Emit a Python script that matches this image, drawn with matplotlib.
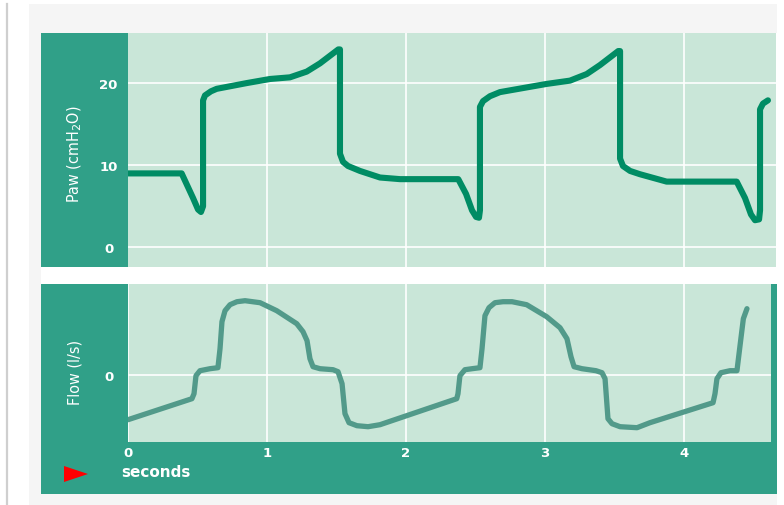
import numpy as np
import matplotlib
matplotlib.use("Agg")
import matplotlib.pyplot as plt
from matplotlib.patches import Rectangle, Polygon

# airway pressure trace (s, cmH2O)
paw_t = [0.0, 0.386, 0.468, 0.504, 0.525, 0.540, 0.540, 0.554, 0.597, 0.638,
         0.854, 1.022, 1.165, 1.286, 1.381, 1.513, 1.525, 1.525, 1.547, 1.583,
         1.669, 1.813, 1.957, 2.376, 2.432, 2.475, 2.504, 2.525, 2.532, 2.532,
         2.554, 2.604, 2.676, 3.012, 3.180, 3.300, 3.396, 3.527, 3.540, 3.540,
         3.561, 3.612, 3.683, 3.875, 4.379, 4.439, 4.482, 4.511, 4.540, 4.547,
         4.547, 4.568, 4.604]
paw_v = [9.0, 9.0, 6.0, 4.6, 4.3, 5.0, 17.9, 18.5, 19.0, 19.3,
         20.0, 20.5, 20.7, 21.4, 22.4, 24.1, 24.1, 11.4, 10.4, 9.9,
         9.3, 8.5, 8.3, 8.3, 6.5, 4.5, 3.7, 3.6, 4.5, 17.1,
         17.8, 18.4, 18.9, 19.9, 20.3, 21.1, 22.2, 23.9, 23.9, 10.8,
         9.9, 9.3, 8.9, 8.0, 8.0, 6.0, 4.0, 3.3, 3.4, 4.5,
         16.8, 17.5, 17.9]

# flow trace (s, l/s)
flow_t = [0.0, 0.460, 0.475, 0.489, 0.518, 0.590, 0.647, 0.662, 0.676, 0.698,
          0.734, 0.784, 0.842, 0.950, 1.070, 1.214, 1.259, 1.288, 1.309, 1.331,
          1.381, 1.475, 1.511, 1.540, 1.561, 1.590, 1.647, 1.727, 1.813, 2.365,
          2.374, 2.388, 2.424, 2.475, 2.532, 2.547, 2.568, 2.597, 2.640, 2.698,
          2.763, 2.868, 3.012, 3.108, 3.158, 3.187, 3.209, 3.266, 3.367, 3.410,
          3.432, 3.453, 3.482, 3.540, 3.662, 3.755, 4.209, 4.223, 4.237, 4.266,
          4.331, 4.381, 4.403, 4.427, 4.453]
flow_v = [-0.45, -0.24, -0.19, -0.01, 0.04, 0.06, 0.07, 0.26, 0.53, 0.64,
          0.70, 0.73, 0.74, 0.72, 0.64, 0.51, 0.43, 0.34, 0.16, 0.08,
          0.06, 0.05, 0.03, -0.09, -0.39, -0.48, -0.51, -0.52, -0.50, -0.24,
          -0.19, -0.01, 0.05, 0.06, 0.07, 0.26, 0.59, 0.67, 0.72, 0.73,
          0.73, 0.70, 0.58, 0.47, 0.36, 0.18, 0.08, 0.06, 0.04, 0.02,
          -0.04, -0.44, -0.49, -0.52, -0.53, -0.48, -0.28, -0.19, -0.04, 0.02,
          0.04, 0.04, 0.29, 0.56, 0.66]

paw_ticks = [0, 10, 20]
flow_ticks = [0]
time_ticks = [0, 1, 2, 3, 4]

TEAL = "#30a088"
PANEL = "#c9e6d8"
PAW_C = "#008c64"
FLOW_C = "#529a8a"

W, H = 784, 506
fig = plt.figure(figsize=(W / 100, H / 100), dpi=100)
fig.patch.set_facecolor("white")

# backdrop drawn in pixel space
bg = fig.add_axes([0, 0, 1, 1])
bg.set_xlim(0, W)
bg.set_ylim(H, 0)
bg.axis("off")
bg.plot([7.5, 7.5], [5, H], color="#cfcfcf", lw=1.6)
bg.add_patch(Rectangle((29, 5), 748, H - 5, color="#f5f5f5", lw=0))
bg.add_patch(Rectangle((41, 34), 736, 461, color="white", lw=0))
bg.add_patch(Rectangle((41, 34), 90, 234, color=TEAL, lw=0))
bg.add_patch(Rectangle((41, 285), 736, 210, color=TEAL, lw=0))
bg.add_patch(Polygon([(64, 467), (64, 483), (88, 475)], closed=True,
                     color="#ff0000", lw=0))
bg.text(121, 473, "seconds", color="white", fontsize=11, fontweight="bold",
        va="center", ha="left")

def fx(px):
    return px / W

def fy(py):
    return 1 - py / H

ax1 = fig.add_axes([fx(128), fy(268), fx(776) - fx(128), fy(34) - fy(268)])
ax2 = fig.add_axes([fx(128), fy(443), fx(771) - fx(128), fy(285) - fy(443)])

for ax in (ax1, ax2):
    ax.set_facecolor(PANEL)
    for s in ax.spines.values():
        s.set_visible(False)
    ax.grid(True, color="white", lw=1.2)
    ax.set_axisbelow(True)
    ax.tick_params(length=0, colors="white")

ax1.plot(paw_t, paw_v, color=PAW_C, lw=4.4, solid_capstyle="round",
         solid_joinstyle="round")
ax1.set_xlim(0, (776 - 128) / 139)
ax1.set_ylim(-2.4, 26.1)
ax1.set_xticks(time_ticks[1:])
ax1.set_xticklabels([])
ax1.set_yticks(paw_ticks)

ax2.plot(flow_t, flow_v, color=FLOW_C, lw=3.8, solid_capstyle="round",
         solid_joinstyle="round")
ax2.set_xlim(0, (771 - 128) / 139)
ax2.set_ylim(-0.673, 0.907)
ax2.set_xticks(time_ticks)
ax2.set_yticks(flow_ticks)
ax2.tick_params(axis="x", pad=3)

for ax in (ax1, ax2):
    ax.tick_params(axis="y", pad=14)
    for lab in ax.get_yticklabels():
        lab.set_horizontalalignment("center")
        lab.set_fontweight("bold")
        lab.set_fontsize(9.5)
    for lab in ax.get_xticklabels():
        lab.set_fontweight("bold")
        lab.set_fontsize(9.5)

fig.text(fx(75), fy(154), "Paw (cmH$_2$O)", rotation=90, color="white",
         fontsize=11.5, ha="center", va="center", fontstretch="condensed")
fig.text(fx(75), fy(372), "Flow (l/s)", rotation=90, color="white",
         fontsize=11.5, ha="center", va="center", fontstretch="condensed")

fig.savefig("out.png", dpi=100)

+++++

Ignore the images and quote every line of the listing exactly.

Emit a Python script that matches this image, drawn with matplotlib.
import numpy as np
import matplotlib
matplotlib.use("Agg")
import matplotlib.pyplot as plt
from matplotlib.patches import Rectangle, Polygon

# airway pressure trace (s, cmH2O)
paw_t = [0.0, 0.386, 0.468, 0.504, 0.525, 0.540, 0.540, 0.554, 0.597, 0.638,
         0.854, 1.022, 1.165, 1.286, 1.381, 1.513, 1.525, 1.525, 1.547, 1.583,
         1.669, 1.813, 1.957, 2.376, 2.432, 2.475, 2.504, 2.525, 2.532, 2.532,
         2.554, 2.604, 2.676, 3.012, 3.180, 3.300, 3.396, 3.527, 3.540, 3.540,
         3.561, 3.612, 3.683, 3.875, 4.379, 4.439, 4.482, 4.511, 4.540, 4.547,
         4.547, 4.568, 4.604]
paw_v = [9.0, 9.0, 6.0, 4.6, 4.3, 5.0, 17.9, 18.5, 19.0, 19.3,
         20.0, 20.5, 20.7, 21.4, 22.4, 24.1, 24.1, 11.4, 10.4, 9.9,
         9.3, 8.5, 8.3, 8.3, 6.5, 4.5, 3.7, 3.6, 4.5, 17.1,
         17.8, 18.4, 18.9, 19.9, 20.3, 21.1, 22.2, 23.9, 23.9, 10.8,
         9.9, 9.3, 8.9, 8.0, 8.0, 6.0, 4.0, 3.3, 3.4, 4.5,
         16.8, 17.5, 17.9]

# flow trace (s, l/s)
flow_t = [0.0, 0.460, 0.475, 0.489, 0.518, 0.590, 0.647, 0.662, 0.676, 0.698,
          0.734, 0.784, 0.842, 0.950, 1.070, 1.214, 1.259, 1.288, 1.309, 1.331,
          1.381, 1.475, 1.511, 1.540, 1.561, 1.590, 1.647, 1.727, 1.813, 2.365,
          2.374, 2.388, 2.424, 2.475, 2.532, 2.547, 2.568, 2.597, 2.640, 2.698,
          2.763, 2.868, 3.012, 3.108, 3.158, 3.187, 3.209, 3.266, 3.367, 3.410,
          3.432, 3.453, 3.482, 3.540, 3.662, 3.755, 4.209, 4.223, 4.237, 4.266,
          4.331, 4.381, 4.403, 4.427, 4.453]
flow_v = [-0.45, -0.24, -0.19, -0.01, 0.04, 0.06, 0.07, 0.26, 0.53, 0.64,
          0.70, 0.73, 0.74, 0.72, 0.64, 0.51, 0.43, 0.34, 0.16, 0.08,
          0.06, 0.05, 0.03, -0.09, -0.39, -0.48, -0.51, -0.52, -0.50, -0.24,
          -0.19, -0.01, 0.05, 0.06, 0.07, 0.26, 0.59, 0.67, 0.72, 0.73,
          0.73, 0.70, 0.58, 0.47, 0.36, 0.18, 0.08, 0.06, 0.04, 0.02,
          -0.04, -0.44, -0.49, -0.52, -0.53, -0.48, -0.28, -0.19, -0.04, 0.02,
          0.04, 0.04, 0.29, 0.56, 0.66]

paw_ticks = [0, 10, 20]
flow_ticks = [0]
time_ticks = [0, 1, 2, 3, 4]

TEAL = "#30a088"
PANEL = "#c9e6d8"
PAW_C = "#008c64"
FLOW_C = "#529a8a"

W, H = 784, 506
fig = plt.figure(figsize=(W / 100, H / 100), dpi=100)
fig.patch.set_facecolor("white")

# backdrop drawn in pixel space
bg = fig.add_axes([0, 0, 1, 1])
bg.set_xlim(0, W)
bg.set_ylim(H, 0)
bg.axis("off")
bg.plot([7.5, 7.5], [5, H], color="#cfcfcf", lw=1.6)
bg.add_patch(Rectangle((29, 5), 748, H - 5, color="#f5f5f5", lw=0))
bg.add_patch(Rectangle((41, 34), 736, 461, color="white", lw=0))
bg.add_patch(Rectangle((41, 34), 90, 234, color=TEAL, lw=0))
bg.add_patch(Rectangle((41, 285), 736, 210, color=TEAL, lw=0))
bg.add_patch(Polygon([(64, 467), (64, 483), (88, 475)], closed=True,
                     color="#ff0000", lw=0))
bg.text(121, 473, "seconds", color="white", fontsize=11, fontweight="bold",
        va="center", ha="left")

def fx(px):
    return px / W

def fy(py):
    return 1 - py / H

ax1 = fig.add_axes([fx(128), fy(268), fx(776) - fx(128), fy(34) - fy(268)])
ax2 = fig.add_axes([fx(128), fy(443), fx(771) - fx(128), fy(285) - fy(443)])

for ax in (ax1, ax2):
    ax.set_facecolor(PANEL)
    for s in ax.spines.values():
        s.set_visible(False)
    ax.grid(True, color="white", lw=1.2)
    ax.set_axisbelow(True)
    ax.tick_params(length=0, colors="white")

ax1.plot(paw_t, paw_v, color=PAW_C, lw=4.4, solid_capstyle="round",
         solid_joinstyle="round")
ax1.set_xlim(0, (776 - 128) / 139)
ax1.set_ylim(-2.4, 26.1)
ax1.set_xticks(time_ticks[1:])
ax1.set_xticklabels([])
ax1.set_yticks(paw_ticks)

ax2.plot(flow_t, flow_v, color=FLOW_C, lw=3.8, solid_capstyle="round",
         solid_joinstyle="round")
ax2.set_xlim(0, (771 - 128) / 139)
ax2.set_ylim(-0.673, 0.907)
ax2.set_xticks(time_ticks)
ax2.set_yticks(flow_ticks)
ax2.tick_params(axis="x", pad=3)

for ax in (ax1, ax2):
    ax.tick_params(axis="y", pad=14)
    for lab in ax.get_yticklabels():
        lab.set_horizontalalignment("center")
        lab.set_fontweight("bold")
        lab.set_fontsize(9.5)
    for lab in ax.get_xticklabels():
        lab.set_fontweight("bold")
        lab.set_fontsize(9.5)

fig.text(fx(75), fy(154), "Paw (cmH$_2$O)", rotation=90, color="white",
         fontsize=11.5, ha="center", va="center", fontstretch="condensed")
fig.text(fx(75), fy(372), "Flow (l/s)", rotation=90, color="white",
         fontsize=11.5, ha="center", va="center", fontstretch="condensed")

fig.savefig("out.png", dpi=100)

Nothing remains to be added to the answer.